## Start Given data

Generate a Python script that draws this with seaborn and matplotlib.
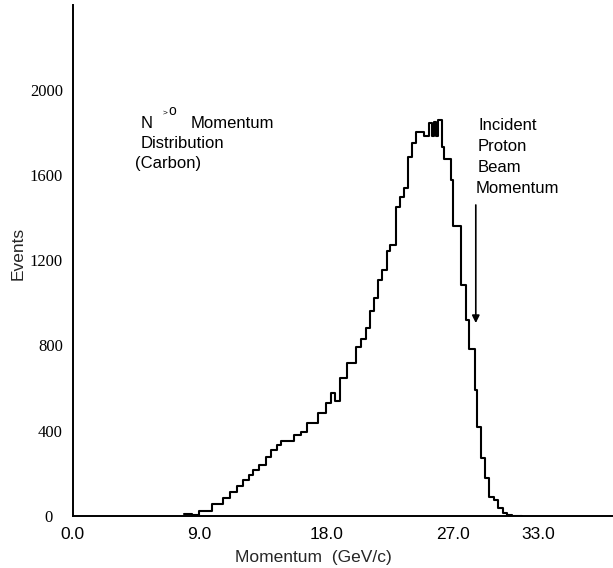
import numpy as np
import pandas as pd
import matplotlib
matplotlib.use("Agg")
import matplotlib.pyplot as plt
import matplotlib.transforms as mtransforms
import seaborn as sns

# Momentum bin edges (GeV/c) and event counts per bin
bin_edges = [7.9, 8.5, 9.0, 9.9, 10.7, 11.2, 11.7, 12.1, 12.5, 12.8,
             13.2, 13.7, 14.1, 14.5, 14.8, 15.7, 16.2, 16.6, 17.4, 18.0,
             18.35, 18.65, 18.95, 19.5, 20.1, 20.45, 20.8, 21.1, 21.4, 21.65,
             21.95, 22.3, 22.5, 22.95, 23.2, 23.5, 23.8, 24.1, 24.35, 24.95,
             25.3, 25.5, 25.65, 25.8, 25.95, 26.2, 26.35, 26.85, 27.0, 27.55,
             27.9, 28.15, 28.55, 28.7, 28.95, 29.25, 29.55, 29.9, 30.2, 30.5,
             30.8, 31.2, 31.9]
events = [8, 5, 25, 55, 83, 111, 141, 169, 192, 216,
          239, 278, 310, 331, 352, 378, 395, 438, 482, 528,
          577, 538, 646, 719, 794, 829, 880, 961, 1021, 1107,
          1154, 1244, 1271, 1451, 1498, 1537, 1685, 1748, 1802, 1782,
          1845, 1782, 1850, 1782, 1857, 1732, 1676, 1576, 1362, 1085,
          919, 784, 591, 419, 271, 177, 91, 75, 36, 15,
          5, 2]

x_ticks = [0.0, 9.0, 18.0, 27.0, 33.0]
x_tick_labels = ["0.0", "9.0", "18.0", "27.0", "33.0"]
y_ticks = [0, 400, 800, 1200, 1600, 2000]
beam_momentum = 28.6

sns.set_style("white")
plt.rcParams["font.family"] = ["Liberation Sans", "DejaVu Sans"]

edges = np.array(bin_edges)
df = pd.DataFrame({"momentum": (edges[:-1] + edges[1:]) / 2, "events": events})

fig = plt.figure(figsize=(6.13, 5.68), dpi=100)
ax = fig.add_axes([72.5 / 613, 1 - 516 / 568, (613 - 72.5) / 613, 511 / 568])

sns.histplot(data=df, x="momentum", weights="events", bins=list(bin_edges),
             element="step", fill=False, color="black", linewidth=1.5, ax=ax)

ax.set_xlim(0, 38.33)
ax.set_ylim(0, 2397)

for side in ("top", "right"):
    ax.spines[side].set_visible(False)
for side in ("left", "bottom"):
    ax.spines[side].set_linewidth(1.4)
    ax.spines[side].set_color("black")

ax.set_xticks(x_ticks)
ax.set_xticklabels(x_tick_labels)
ax.set_yticks(y_ticks)
ax.set_yticklabels([str(v) for v in y_ticks])
ax.tick_params(axis="x", direction="in", length=8.6, width=1.2, pad=8,
               labelsize=12.5, colors="black")
ax.tick_params(axis="y", direction="in", length=8.6, width=1.2, pad=7,
               labelsize=12, colors="black")
for lab in ax.get_yticklabels():
    lab.set_family(["Liberation Serif", "DejaVu Serif"])
# the zero label sits a little further out from the axis
zero_lab = ax.get_yticklabels()[0]
zero_lab.set_transform(zero_lab.get_transform()
                       + mtransforms.ScaledTranslation(-10 / 100, 0, fig.dpi_scale_trans))

ax.set_xlabel("Momentum  (GeV/c)", fontsize=12.5)
ax.set_ylabel("Events", fontsize=12.5)
ax.xaxis.set_label_coords(0.445, -0.067)
ax.yaxis.set_label_coords(-0.086, 0.513)

# Annotation on the upper left
txt = dict(fontsize=12, color="black", va="center", ha="left")
ax.text(4.86, 1843, "N", **txt)
ax.text(6.42, 1890, ">", fontsize=6, color="black", va="center", ha="left")
ax.text(6.77, 1900, "o", fontsize=10, color="black", va="center", ha="left")
ax.text(8.38, 1843, "Momentum", **txt)
ax.text(4.86, 1748, "Distribution", **txt)
ax.text(4.43, 1654, "(Carbon)", **txt)

# Beam momentum marker
for i, line in enumerate(["Incident", "Proton", "Beam", "Momentum"]):
    ax.text(28.76 if i < 3 else 28.6, 1834 - i * 100, line, **txt)
ax.annotate("", xy=(beam_momentum, 905), xytext=(beam_momentum, 1459),
            arrowprops=dict(arrowstyle="-|>", color="black", lw=1.2,
                            mutation_scale=11, shrinkA=0, shrinkB=0))

fig.savefig("out.png", dpi=100, facecolor="white")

## End Given data

> Given exercise: Copy out the lines that hold "seaborn".

> Output of the exercise:
Generate a Python script that draws this with seaborn and matplotlib.
import seaborn as sns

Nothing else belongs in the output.